DATA —
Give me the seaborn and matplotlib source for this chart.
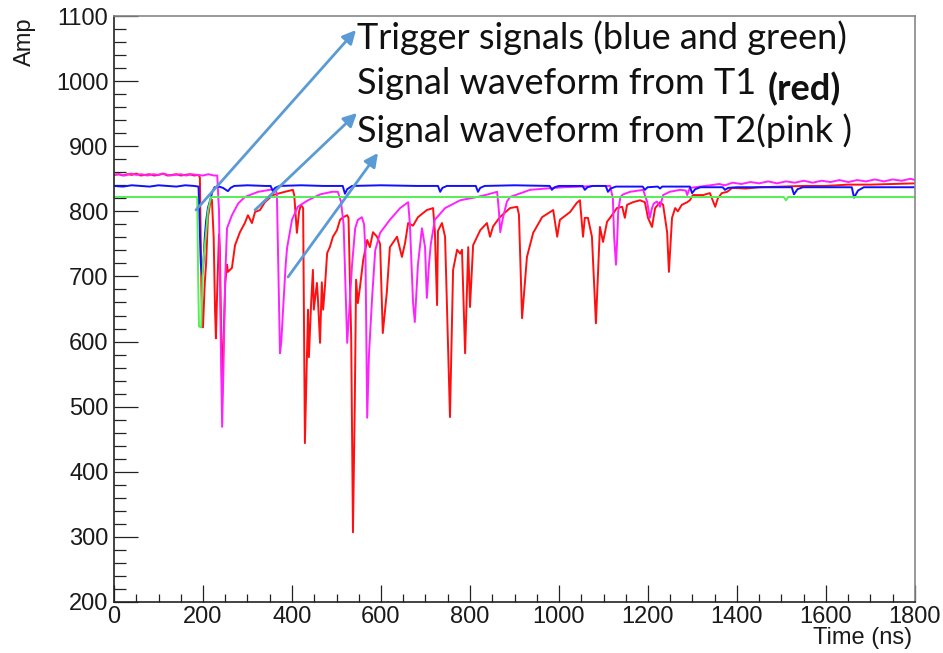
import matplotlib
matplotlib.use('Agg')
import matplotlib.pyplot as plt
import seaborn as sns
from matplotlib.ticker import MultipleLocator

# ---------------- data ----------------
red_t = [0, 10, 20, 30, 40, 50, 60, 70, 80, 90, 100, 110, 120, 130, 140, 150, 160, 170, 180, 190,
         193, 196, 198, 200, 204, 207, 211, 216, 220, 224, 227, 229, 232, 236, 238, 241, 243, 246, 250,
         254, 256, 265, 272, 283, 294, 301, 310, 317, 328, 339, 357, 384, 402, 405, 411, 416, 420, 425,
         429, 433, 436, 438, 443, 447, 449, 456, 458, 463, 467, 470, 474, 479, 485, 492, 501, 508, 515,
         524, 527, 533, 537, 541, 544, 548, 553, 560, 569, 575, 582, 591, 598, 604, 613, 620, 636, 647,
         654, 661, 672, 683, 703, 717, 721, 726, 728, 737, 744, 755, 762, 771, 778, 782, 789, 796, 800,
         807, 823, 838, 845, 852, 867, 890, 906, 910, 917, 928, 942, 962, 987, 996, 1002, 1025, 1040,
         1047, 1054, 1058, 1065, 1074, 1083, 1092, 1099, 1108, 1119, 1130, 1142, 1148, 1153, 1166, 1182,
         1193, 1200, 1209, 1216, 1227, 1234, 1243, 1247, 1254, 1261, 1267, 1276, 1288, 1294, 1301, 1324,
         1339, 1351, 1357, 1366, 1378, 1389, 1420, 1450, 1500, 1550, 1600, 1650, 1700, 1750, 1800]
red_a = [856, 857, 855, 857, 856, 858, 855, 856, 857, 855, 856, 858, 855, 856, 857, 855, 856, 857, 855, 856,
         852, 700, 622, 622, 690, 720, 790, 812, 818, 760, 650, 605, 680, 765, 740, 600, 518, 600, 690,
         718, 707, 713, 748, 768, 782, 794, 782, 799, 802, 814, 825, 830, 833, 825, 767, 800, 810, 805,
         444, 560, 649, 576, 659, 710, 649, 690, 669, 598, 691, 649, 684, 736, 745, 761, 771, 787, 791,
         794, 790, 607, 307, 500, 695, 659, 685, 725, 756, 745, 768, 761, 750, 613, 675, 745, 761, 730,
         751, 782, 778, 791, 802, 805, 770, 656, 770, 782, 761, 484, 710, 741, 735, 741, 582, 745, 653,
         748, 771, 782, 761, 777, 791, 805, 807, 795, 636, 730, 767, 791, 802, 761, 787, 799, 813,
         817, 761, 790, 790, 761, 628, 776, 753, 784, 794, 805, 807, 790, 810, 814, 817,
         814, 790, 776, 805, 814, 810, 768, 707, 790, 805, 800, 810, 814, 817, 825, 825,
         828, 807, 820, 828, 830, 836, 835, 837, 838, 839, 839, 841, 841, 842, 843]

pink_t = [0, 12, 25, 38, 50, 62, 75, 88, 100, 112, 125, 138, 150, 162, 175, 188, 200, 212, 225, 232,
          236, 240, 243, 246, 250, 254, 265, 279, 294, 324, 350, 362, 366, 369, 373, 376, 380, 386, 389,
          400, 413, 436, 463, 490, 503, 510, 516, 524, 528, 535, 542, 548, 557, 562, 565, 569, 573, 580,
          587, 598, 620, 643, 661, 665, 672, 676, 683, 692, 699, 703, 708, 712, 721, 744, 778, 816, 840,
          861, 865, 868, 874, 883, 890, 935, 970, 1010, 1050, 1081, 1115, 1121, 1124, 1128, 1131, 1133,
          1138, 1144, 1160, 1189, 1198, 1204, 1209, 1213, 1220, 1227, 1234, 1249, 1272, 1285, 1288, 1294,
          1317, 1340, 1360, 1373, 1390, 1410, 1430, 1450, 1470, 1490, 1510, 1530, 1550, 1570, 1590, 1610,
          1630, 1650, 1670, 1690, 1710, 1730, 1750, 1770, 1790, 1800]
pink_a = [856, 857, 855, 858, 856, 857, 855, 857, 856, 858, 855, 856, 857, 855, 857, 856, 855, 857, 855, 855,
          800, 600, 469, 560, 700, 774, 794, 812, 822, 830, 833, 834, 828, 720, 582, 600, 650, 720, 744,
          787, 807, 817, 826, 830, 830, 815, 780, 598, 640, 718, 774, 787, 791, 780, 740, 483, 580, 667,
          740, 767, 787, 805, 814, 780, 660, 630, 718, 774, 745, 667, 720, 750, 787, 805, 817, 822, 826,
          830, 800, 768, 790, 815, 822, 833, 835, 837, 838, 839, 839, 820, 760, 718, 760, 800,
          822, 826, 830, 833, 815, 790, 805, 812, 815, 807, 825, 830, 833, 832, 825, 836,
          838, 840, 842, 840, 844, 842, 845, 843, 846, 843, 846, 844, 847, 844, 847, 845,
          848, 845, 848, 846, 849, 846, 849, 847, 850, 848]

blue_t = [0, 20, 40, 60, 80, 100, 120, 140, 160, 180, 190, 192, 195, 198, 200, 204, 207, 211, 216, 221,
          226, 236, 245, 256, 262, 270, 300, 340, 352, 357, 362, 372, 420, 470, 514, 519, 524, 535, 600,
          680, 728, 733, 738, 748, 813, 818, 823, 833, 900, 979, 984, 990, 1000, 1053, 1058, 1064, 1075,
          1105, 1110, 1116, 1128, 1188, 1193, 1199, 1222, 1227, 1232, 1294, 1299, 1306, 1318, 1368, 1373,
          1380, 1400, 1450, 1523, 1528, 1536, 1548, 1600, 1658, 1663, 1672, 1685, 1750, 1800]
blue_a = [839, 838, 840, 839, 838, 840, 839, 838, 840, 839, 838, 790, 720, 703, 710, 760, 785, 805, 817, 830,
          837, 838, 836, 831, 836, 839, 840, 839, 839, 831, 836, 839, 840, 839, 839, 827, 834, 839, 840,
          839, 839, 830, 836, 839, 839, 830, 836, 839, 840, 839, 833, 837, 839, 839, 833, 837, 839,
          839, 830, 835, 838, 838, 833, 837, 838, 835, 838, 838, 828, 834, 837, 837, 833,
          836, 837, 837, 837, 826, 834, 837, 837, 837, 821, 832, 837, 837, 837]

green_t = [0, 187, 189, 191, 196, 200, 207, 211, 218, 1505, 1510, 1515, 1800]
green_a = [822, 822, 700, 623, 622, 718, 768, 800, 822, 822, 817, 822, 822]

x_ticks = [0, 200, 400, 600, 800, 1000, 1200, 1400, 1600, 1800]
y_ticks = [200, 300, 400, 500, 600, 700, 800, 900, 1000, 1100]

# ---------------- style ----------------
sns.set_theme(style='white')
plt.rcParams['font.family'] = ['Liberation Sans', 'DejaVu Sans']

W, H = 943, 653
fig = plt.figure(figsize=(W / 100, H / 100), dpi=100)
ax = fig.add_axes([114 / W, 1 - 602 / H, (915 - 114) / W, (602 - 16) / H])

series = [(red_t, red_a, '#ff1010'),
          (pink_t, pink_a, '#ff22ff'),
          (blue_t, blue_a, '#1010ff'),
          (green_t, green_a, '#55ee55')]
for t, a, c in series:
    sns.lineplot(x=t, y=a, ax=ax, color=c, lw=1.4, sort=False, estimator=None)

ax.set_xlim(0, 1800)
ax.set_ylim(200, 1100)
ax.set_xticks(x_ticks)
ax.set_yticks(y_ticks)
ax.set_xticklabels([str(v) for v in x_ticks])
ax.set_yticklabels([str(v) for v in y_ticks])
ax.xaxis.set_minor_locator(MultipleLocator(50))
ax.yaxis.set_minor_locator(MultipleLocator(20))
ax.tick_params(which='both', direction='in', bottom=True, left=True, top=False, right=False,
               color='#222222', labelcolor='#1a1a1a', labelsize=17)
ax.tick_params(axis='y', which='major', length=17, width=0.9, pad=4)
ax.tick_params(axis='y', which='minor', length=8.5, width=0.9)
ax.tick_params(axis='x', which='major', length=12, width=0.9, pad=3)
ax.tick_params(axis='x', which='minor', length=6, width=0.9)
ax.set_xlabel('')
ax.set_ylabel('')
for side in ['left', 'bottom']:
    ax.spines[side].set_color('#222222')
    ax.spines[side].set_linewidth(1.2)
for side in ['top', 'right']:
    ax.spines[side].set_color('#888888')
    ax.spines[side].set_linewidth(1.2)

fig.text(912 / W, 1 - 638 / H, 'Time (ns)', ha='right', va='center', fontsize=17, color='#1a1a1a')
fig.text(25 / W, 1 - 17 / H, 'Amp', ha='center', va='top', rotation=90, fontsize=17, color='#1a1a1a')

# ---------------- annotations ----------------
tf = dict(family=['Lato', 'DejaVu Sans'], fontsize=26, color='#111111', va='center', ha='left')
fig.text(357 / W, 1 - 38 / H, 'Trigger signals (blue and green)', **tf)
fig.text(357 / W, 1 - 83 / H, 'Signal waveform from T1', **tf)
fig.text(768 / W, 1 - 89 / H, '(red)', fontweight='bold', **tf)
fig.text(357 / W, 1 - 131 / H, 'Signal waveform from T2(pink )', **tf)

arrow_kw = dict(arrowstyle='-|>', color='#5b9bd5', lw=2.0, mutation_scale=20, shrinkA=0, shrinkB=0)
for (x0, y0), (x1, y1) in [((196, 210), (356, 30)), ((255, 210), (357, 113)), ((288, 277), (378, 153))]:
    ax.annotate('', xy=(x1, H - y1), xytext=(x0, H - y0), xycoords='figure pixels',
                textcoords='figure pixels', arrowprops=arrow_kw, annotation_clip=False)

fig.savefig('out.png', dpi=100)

WRITTEN PROBLEM —
Nothing but a number is needed here: how many lines hold the string "matplotlib"?

EXPECTED ANSWER —
5